## Given data
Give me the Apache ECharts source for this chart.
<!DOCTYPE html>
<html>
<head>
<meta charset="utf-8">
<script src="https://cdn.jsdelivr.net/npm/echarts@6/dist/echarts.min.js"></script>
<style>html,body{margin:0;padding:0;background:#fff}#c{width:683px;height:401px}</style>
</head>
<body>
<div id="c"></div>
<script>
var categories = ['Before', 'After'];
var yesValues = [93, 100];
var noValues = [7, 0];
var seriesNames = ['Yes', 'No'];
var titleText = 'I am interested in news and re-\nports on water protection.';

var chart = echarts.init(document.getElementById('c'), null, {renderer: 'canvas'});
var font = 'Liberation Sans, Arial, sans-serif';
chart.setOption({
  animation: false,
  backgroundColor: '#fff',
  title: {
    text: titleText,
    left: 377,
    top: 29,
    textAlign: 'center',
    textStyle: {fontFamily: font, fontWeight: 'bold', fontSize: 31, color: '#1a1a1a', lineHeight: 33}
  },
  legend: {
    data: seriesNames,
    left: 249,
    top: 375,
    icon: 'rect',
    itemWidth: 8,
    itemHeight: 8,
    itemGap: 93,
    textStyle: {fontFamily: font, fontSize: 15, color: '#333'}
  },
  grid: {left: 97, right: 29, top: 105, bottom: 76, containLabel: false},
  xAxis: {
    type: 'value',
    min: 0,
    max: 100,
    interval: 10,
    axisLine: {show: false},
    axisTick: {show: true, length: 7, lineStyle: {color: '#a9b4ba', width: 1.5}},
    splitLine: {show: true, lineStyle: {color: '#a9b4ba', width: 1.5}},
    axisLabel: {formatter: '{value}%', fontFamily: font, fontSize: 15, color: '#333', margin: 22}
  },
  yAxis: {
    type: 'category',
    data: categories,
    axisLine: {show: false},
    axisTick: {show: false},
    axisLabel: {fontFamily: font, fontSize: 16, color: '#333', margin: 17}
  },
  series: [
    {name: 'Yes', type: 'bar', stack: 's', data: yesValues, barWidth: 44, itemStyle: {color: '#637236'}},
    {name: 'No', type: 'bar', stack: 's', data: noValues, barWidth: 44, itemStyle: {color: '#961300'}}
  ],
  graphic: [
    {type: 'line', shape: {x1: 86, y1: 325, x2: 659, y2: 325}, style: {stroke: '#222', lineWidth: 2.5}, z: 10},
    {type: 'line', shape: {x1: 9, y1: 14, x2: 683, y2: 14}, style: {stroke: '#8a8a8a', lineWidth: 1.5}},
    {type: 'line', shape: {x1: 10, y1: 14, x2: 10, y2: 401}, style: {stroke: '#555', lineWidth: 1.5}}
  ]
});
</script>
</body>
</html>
* * *
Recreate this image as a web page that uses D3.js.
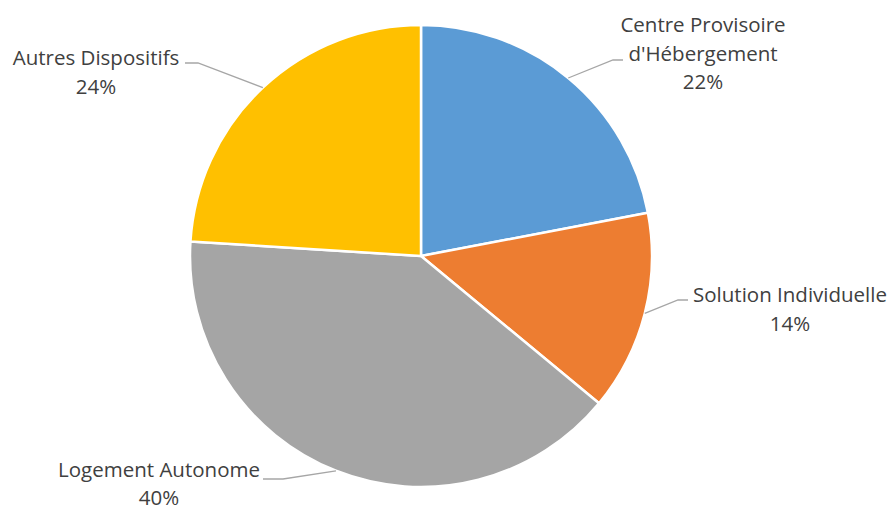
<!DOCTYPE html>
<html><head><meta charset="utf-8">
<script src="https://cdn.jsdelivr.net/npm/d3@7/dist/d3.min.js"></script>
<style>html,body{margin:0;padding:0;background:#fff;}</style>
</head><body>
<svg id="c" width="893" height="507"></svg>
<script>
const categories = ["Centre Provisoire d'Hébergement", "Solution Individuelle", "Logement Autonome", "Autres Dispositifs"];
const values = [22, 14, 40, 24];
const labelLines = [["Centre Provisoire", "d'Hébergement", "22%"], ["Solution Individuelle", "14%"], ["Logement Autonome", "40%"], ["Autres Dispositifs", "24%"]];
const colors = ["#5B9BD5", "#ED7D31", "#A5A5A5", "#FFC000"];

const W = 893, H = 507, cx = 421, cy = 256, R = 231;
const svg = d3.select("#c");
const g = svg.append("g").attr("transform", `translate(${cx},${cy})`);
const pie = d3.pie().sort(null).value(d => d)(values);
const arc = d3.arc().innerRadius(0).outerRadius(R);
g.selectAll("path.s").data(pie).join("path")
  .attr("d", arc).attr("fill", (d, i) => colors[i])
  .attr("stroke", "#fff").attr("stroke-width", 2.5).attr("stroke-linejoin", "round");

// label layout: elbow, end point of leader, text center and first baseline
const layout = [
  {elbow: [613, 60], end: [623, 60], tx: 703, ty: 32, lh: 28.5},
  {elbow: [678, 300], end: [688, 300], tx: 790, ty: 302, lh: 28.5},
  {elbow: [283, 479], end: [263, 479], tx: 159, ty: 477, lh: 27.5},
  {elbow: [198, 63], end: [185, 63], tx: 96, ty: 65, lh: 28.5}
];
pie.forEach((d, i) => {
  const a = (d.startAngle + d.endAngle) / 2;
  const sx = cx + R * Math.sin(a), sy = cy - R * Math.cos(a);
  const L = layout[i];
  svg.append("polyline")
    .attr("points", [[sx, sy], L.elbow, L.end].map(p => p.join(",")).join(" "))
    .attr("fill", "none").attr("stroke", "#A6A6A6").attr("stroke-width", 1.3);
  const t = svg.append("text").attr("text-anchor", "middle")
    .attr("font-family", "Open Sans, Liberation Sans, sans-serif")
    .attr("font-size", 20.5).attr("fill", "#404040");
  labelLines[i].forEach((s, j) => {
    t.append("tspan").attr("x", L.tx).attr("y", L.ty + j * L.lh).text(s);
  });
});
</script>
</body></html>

## Given exercise
Quote the listing above, but only from the line that shows "Give me the" through the line that shows "var titleText = 'I".

## Solved exercise
Give me the Apache ECharts source for this chart.
<!DOCTYPE html>
<html>
<head>
<meta charset="utf-8">
<script src="https://cdn.jsdelivr.net/npm/echarts@6/dist/echarts.min.js"></script>
<style>html,body{margin:0;padding:0;background:#fff}#c{width:683px;height:401px}</style>
</head>
<body>
<div id="c"></div>
<script>
var categories = ['Before', 'After'];
var yesValues = [93, 100];
var noValues = [7, 0];
var seriesNames = ['Yes', 'No'];
var titleText = 'I am interested in news and re-\nports on water protection.';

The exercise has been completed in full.